When I was at grammar school in the late 60's, history stopped somewhere around 1850. We were taught nothing about the 20th century. In English Lit we looked at the War Poets and we were taken to the theatre in Manchester to see "Oh What A Lovely War" but in history classes, nothing. What I know about the British in WW1 comes from general works like John Keegan's excellent book "The First World War", a few talks at the Western Front Association and documentaries on tv. I thought I would change that.

Whilst on holiday in September, I read Gary Sheffield's pocket-sized book on the Somme 1916 and I learnt quite a lot.

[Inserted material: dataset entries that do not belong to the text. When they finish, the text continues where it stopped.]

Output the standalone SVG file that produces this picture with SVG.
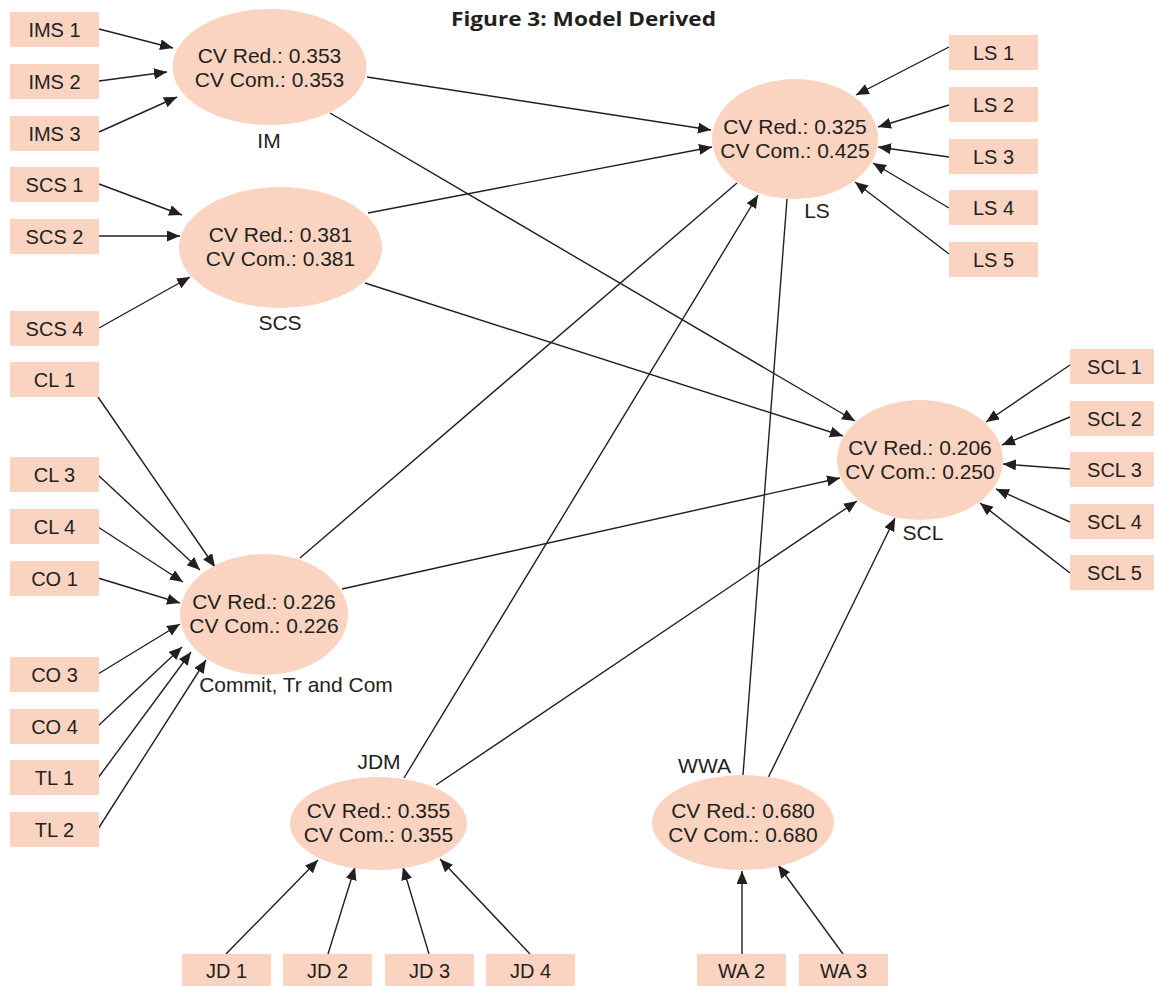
<svg xmlns="http://www.w3.org/2000/svg" width="1154" height="986" viewBox="0 0 1154 986">
<defs>
<marker id="ah" markerUnits="userSpaceOnUse" markerWidth="14" markerHeight="12" refX="13" refY="5.5" orient="auto">
<path d="M0,0 L13,5.5 L0,11 z" fill="#231F20"/>
</marker>
<style>
.box{fill:#FBD4C1}
.ell{fill:#FBD4C1}
.bt{font-family:"Liberation Sans",Arial,sans-serif;font-size:20px;fill:#231F20;text-anchor:middle}
.et{font-family:"Liberation Sans",Arial,sans-serif;font-size:21px;fill:#231F20;text-anchor:middle}
.lb{font-family:"Liberation Sans",Arial,sans-serif;font-size:21px;fill:#231F20;text-anchor:middle}
.c line{stroke:#231F20;stroke-width:1.4;fill:none}
.c line.a{marker-end:url(#ah)}
.title{font-family:"Open Sans","Liberation Sans",sans-serif;font-size:20px;font-weight:700;fill:#231F20;text-anchor:middle}
</style>
</defs>
<rect width="1154" height="986" fill="#FFFFFF"/>
<text class="title" x="583.5" y="26" textLength="265" lengthAdjust="spacingAndGlyphs">Figure 3: Model Derived</text>

<g id="connectors" class="c">
<line class="a" x1="99" y1="29" x2="173" y2="48"/>
<line class="a" x1="99" y1="81" x2="167" y2="72"/>
<line class="a" x1="99" y1="132" x2="177" y2="97"/>
<line class="a" x1="99" y1="184" x2="182" y2="215"/>
<line class="a" x1="99" y1="236" x2="180" y2="236"/>
<line class="a" x1="99" y1="328" x2="190" y2="277"/>
<line class="a" x1="98" y1="397" x2="215" y2="567"/>
<line class="a" x1="98" y1="475" x2="200" y2="570"/>
<line class="a" x1="98" y1="527" x2="183" y2="582"/>
<line class="a" x1="98" y1="578" x2="180" y2="603"/>
<line class="a" x1="98" y1="674" x2="180" y2="624"/>
<line class="a" x1="98" y1="726" x2="182" y2="647"/>
<line class="a" x1="98" y1="778" x2="191" y2="652"/>
<line class="a" x1="98" y1="829" x2="206" y2="660"/>
<line class="a" x1="949" y1="47" x2="856" y2="95"/>
<line class="a" x1="949" y1="105" x2="878" y2="127"/>
<line class="a" x1="949" y1="157" x2="878" y2="147"/>
<line class="a" x1="949" y1="208" x2="873" y2="163"/>
<line class="a" x1="949" y1="254" x2="855" y2="182"/>
<line class="a" x1="1070" y1="365" x2="986" y2="422"/>
<line class="a" x1="1070" y1="417" x2="1002" y2="445"/>
<line class="a" x1="1070" y1="469" x2="1003" y2="464"/>
<line class="a" x1="1070" y1="522" x2="996" y2="489"/>
<line class="a" x1="1070" y1="573" x2="980" y2="503"/>
<line class="a" x1="226" y1="954" x2="318" y2="860"/>
<line class="a" x1="328" y1="954" x2="355" y2="867"/>
<line class="a" x1="429" y1="954" x2="403" y2="867"/>
<line class="a" x1="530" y1="954" x2="440" y2="859"/>
<line class="a" x1="742" y1="954" x2="742" y2="871"/>
<line class="a" x1="843" y1="954" x2="778" y2="865"/>
<line class="a" x1="367" y1="77" x2="711" y2="130"/>
<line class="a" x1="368" y1="213" x2="712" y2="147"/>
<line class="a" x1="330" y1="113" x2="855" y2="421"/>
<line class="a" x1="365" y1="283" x2="843" y2="436"/>
<line x1="300" y1="558" x2="737" y2="183"/>
<line class="a" x1="342" y1="589" x2="840" y2="478"/>
<line class="a" x1="404" y1="778" x2="758" y2="195"/>
<line class="a" x1="436" y1="785" x2="857" y2="501"/>
<line x1="743" y1="775" x2="787" y2="199"/>
<line class="a" x1="768" y1="778" x2="895" y2="518"/>
</g>

<g id="IM"><ellipse class="ell" cx="269.5" cy="67" rx="97" ry="58"/>
<text class="et" x="269.5" y="63">CV Red.: 0.353</text><text class="et" x="269.5" y="87">CV Com.: 0.353</text>
<text class="lb" x="269" y="148">IM</text></g>
<g id="SCS"><ellipse class="ell" cx="280.5" cy="247.5" rx="101.5" ry="60.5"/>
<text class="et" x="280.5" y="242">CV Red.: 0.381</text><text class="et" x="280.5" y="266">CV Com.: 0.381</text>
<text class="lb" x="280" y="330">SCS</text></g>
<g id="Commit"><ellipse class="ell" cx="264" cy="614.5" rx="84" ry="60.5"/>
<text class="et" x="264" y="609">CV Red.: 0.226</text><text class="et" x="264" y="633">CV Com.: 0.226</text>
<text class="lb" x="296" y="692">Commit, Tr and Com</text></g>
<g id="LS"><ellipse class="ell" cx="795" cy="139" rx="83" ry="60"/>
<text class="et" x="795" y="134">CV Red.: 0.325</text><text class="et" x="795" y="158">CV Com.: 0.425</text>
<text class="lb" x="817" y="218">LS</text></g>
<g id="SCL"><ellipse class="ell" cx="920" cy="460" rx="83" ry="60"/>
<text class="et" x="920" y="455">CV Red.: 0.206</text><text class="et" x="920" y="479">CV Com.: 0.250</text>
<text class="lb" x="923" y="540">SCL</text></g>
<g id="JDM"><ellipse class="ell" cx="378.5" cy="823.5" rx="88.5" ry="46.5"/>
<text class="et" x="378.5" y="818">CV Red.: 0.355</text><text class="et" x="378.5" y="842">CV Com.: 0.355</text>
<text class="lb" x="379" y="769">JDM</text></g>
<g id="WWA"><ellipse class="ell" cx="743" cy="822.5" rx="91" ry="47.5"/>
<text class="et" x="743" y="818">CV Red.: 0.680</text><text class="et" x="743" y="842">CV Com.: 0.680</text>
<text class="lb" x="704.5" y="773">WWA</text></g>

<g id="IMS1"><rect class="box" x="10" y="12" width="89" height="35"/><text class="bt" x="54.5" y="37">IMS 1</text></g>
<g id="IMS2"><rect class="box" x="10" y="64" width="89" height="35"/><text class="bt" x="54.5" y="89">IMS 2</text></g>
<g id="IMS3"><rect class="box" x="10" y="116" width="89" height="35"/><text class="bt" x="54.5" y="141">IMS 3</text></g>
<g id="SCS1"><rect class="box" x="10" y="167" width="89" height="35"/><text class="bt" x="54.5" y="192">SCS 1</text></g>
<g id="SCS2"><rect class="box" x="10" y="219" width="89" height="35"/><text class="bt" x="54.5" y="244">SCS 2</text></g>
<g id="SCS4"><rect class="box" x="10" y="311" width="89" height="35"/><text class="bt" x="54.5" y="336">SCS 4</text></g>
<g id="CL1"><rect class="box" x="10" y="362" width="89" height="35"/><text class="bt" x="54.5" y="387">CL 1</text></g>
<g id="CL3"><rect class="box" x="10" y="457" width="89" height="35"/><text class="bt" x="54.5" y="482">CL 3</text></g>
<g id="CL4"><rect class="box" x="10" y="509" width="89" height="35"/><text class="bt" x="54.5" y="534">CL 4</text></g>
<g id="CO1"><rect class="box" x="10" y="561" width="89" height="35"/><text class="bt" x="54.5" y="586">CO 1</text></g>
<g id="CO3"><rect class="box" x="10" y="657" width="89" height="35"/><text class="bt" x="54.5" y="682">CO 3</text></g>
<g id="CO4"><rect class="box" x="10" y="709" width="89" height="35"/><text class="bt" x="54.5" y="734">CO 4</text></g>
<g id="TL1"><rect class="box" x="10" y="760" width="89" height="35"/><text class="bt" x="54.5" y="785">TL 1</text></g>
<g id="TL2"><rect class="box" x="10" y="812" width="89" height="35"/><text class="bt" x="54.5" y="837">TL 2</text></g>

<g id="LS1"><rect class="box" x="949" y="35" width="89" height="35"/><text class="bt" x="993.5" y="60">LS 1</text></g>
<g id="LS2"><rect class="box" x="949" y="87" width="89" height="35"/><text class="bt" x="993.5" y="112">LS 2</text></g>
<g id="LS3"><rect class="box" x="949" y="139" width="89" height="35"/><text class="bt" x="993.5" y="164">LS 3</text></g>
<g id="LS4"><rect class="box" x="949" y="190" width="89" height="35"/><text class="bt" x="993.5" y="215">LS 4</text></g>
<g id="LS5"><rect class="box" x="949" y="242" width="89" height="35"/><text class="bt" x="993.5" y="267">LS 5</text></g>

<g id="SCL1"><rect class="box" x="1070" y="349" width="89" height="35"/><text class="bt" x="1114.5" y="374">SCL 1</text></g>
<g id="SCL2"><rect class="box" x="1070" y="401" width="89" height="35"/><text class="bt" x="1114.5" y="426">SCL 2</text></g>
<g id="SCL3"><rect class="box" x="1070" y="452" width="89" height="35"/><text class="bt" x="1114.5" y="477">SCL 3</text></g>
<g id="SCL4"><rect class="box" x="1070" y="504" width="89" height="35"/><text class="bt" x="1114.5" y="529">SCL 4</text></g>
<g id="SCL5"><rect class="box" x="1070" y="555" width="89" height="35"/><text class="bt" x="1114.5" y="580">SCL 5</text></g>

<g id="JD1"><rect class="box" x="182" y="954" width="89" height="35"/><text class="bt" x="226.5" y="978">JD 1</text></g>
<g id="JD2"><rect class="box" x="283" y="954" width="89" height="35"/><text class="bt" x="327.5" y="978">JD 2</text></g>
<g id="JD3"><rect class="box" x="385" y="954" width="89" height="35"/><text class="bt" x="429.5" y="978">JD 3</text></g>
<g id="JD4"><rect class="box" x="486" y="954" width="89" height="35"/><text class="bt" x="530.5" y="978">JD 4</text></g>
<g id="WA2"><rect class="box" x="697" y="954" width="89" height="35"/><text class="bt" x="741.5" y="978">WA 2</text></g>
<g id="WA3"><rect class="box" x="799" y="954" width="89" height="35"/><text class="bt" x="843.5" y="978">WA 3</text></g>
</svg>
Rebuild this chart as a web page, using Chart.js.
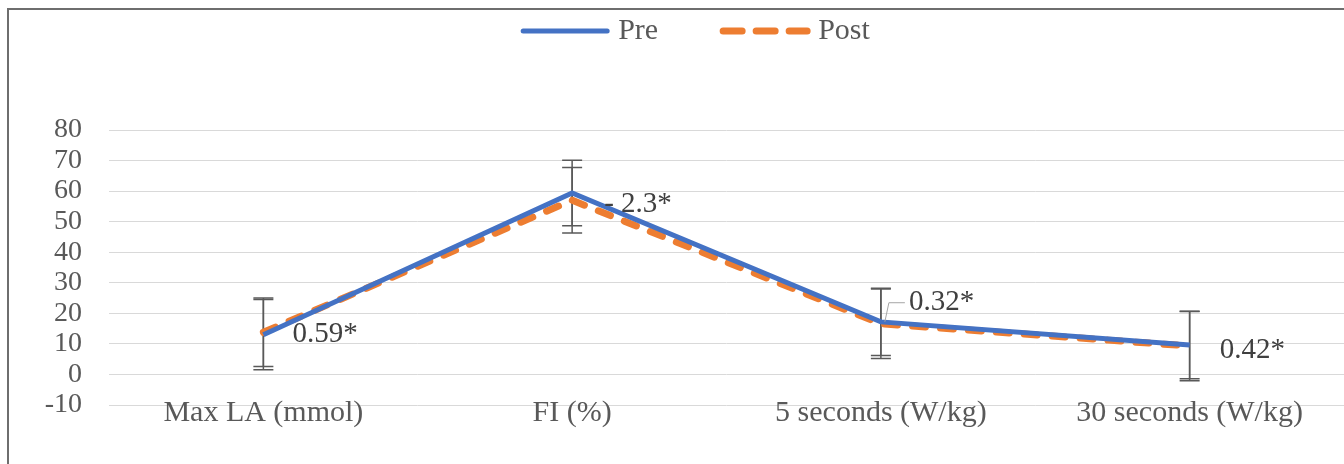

Our October meeting of the Military History Group at York U3A was given by Major Robin Russell, a retired officer in the British Army, who now acts as a tour guide of Gallipoli, which was his chosen subject. A very fine talk it was.

Two weeks ago, whilst mulling over these two learning experiences, I decided to do at bit more research into the British Army in WW1. Nothing very deep, I don't want to stray very far from French history. So I bought this book.

I love these Osprey books, they are not very long, this one is 96 pages including further reading and index, some maps, drawings and photographs, both contemporaneous and current, of the battlefields and the fighting units. They hold enough to tell the reader what happened with some guidance as to how to dig deeper if the reader decides to follow up. "Cambrai 1917" exemplifies  this very accessible format.

Cambrai is a very famous battle as it is the first major tank battle, or rather a major attempt at a combined arms attack in which tanks played a major role. I did not appreciate how small scale the battle was. The British attacked with two corps, seven divisions of infantry, a cavalry corps and the tank corps, about 430 tanks. The battlefield was about 12 miles X 6 miles. It started on 20th November and was all over by 1st December. No casualty figures are given in the book.

A very interesting and informative book but for now it's back to the French history for a book or two.